If that sounded harsh, it was nothing compared to what we were about to see. We arrived in a small, poor village called El Mozote, a few kilometres down the road from our base in Perquin. In December 1981, El Salvadoran troops had rounded up all the men, women and children in the village. After killing the men and adolescent boys, they raped and killed the women. They then killed the children in one massive assassination, international forensic teams later confirmed. The youngest of the children killed was 3 days old.
Cold facts on paper, but they had an extraordinarily raw affect when we stood in the well tended children’s memorial garden on a beautiful sunny day. A wall with all the names of the children under 12 massacred that day stands there – 140 in total with an average age of 6. A local senora showed us round the village. With one little child running round her, and heavily pregnant with another, she explained how she happened to be out of the village on the day of the slaughter. Three of her brothers and three of her sisters were not so lucky.

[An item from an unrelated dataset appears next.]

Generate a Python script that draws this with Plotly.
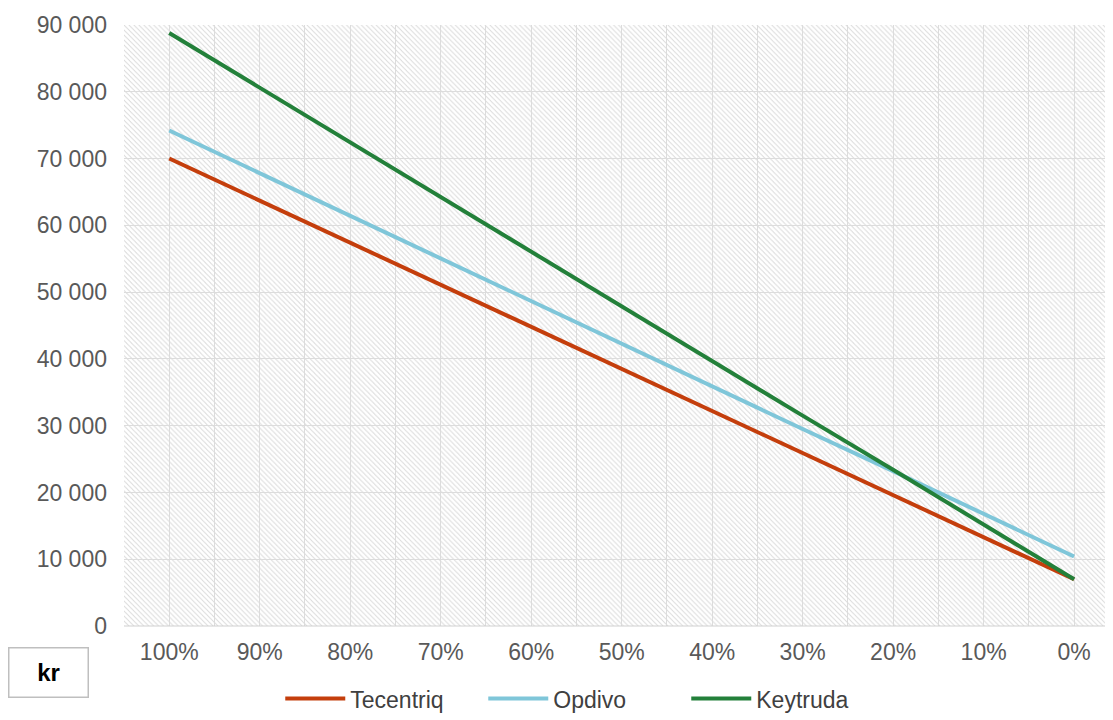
import base64
import plotly.graph_objects as go

categories = ["100%", "90%", "80%", "70%", "60%", "50%", "40%", "30%", "20%", "10%", "0%"]
tecentriq = [70000, 63700, 57400, 51100, 44800, 38500, 32200, 25900, 19600, 13300, 7000]
opdivo = [74200, 67800, 61400, 55100, 48700, 42300, 35900, 29500, 23200, 16800, 10400]
keytruda = [88800, 80600, 72400, 64300, 56100, 47900, 39700, 31500, 23400, 15200, 7000]

# diagonal hatch for the plot-area background, as an inline svg
hatch_svg = (
    '<svg xmlns="http://www.w3.org/2000/svg" width="1000" height="600">'
    '<defs><pattern id="h" width="5" height="5" patternUnits="userSpaceOnUse">'
    '<rect width="5" height="5" fill="white"/>'
    '<path d="M-1,-1 L6,6 M-1,4 L1,6 M4,-1 L6,1" stroke="#d8d8d8" stroke-width="0.9"/>'
    '</pattern></defs><rect width="1000" height="600" fill="url(#h)"/></svg>'
)
hatch_src = "data:image/svg+xml;base64," + base64.b64encode(hatch_svg.encode()).decode()

x = list(range(len(categories)))
fig = go.Figure()
for name, vals, color in [("Tecentriq", tecentriq, "#c43e0c"),
                          ("Opdivo", opdivo, "#7fc6d9"),
                          ("Keytruda", keytruda, "#23803a")]:
    fig.add_trace(go.Scatter(x=x, y=vals, mode="lines", name=name,
                             line=dict(color=color, width=4)))

tickvals = [i / 2 for i in range(0, 21)]
ticktext = [categories[int(v)] if v == int(v) else "" for v in tickvals]

# page body adds an 8px offset, so the figure is sized to fit the window
fig.update_layout(
    width=1105, height=712,
    margin=dict(l=116, r=0, t=17, b=94, autoexpand=False),
    paper_bgcolor="white", plot_bgcolor="rgba(0,0,0,0)",
    font=dict(family="Liberation Sans, Arial", size=23, color="#595959"),
    xaxis=dict(range=[-0.5, 10.43], tickvals=tickvals, ticktext=ticktext,
               showgrid=True, gridcolor="#dcdcdc", gridwidth=1, zeroline=False,
               ticks="", ticklabelstandoff=10),
    yaxis=dict(range=[0, 90000], dtick=10000, tickformat=",",
               showgrid=True, gridcolor="#dcdcdc", zeroline=False, ticklabelstandoff=16),
    separators=". ",
    legend=dict(orientation="h", x=0.158, xanchor="left", y=-0.085, yanchor="top",
                font=dict(size=23, color="#404040"), itemwidth=60,
                entrywidth=128, entrywidthmode="pixels"),
    images=[dict(source=hatch_src, xref="paper", yref="paper", x=0, y=1, sizex=1, sizey=1,
                 xanchor="left", yanchor="top", sizing="stretch", layer="below")],
    shapes=[dict(type="line", xref="paper", yref="paper", x0=0, x1=1, y0=0, y1=0,
                 line=dict(color="#d0d0d0", width=1))],
    annotations=[dict(text="<b>kr</b>", xref="paper", yref="paper", x=-0.117, y=-0.035,
                      xanchor="left", yanchor="top", showarrow=False,
                      font=dict(size=24, color="black"), bordercolor="#bfbfbf",
                      borderwidth=1.5, width=76, height=46, bgcolor="white")],
)
fig.write_html("out.html")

Signs of the violence remain. We saw a bomb crater and bullet holes in houses caused by air-force strafing. Much of the ammunition was US-supplied. Under Reagan, the American government used millions of dollars of funds each day to help the El Salvador government crush the red ‘threat’, which apparently included newly-borns.
A pretty intense experience, especially for Christmas Day, although we did do some normal festive drinking and over-eating (including some mince pies battered after more than a month in my backpack) that day – more of which later.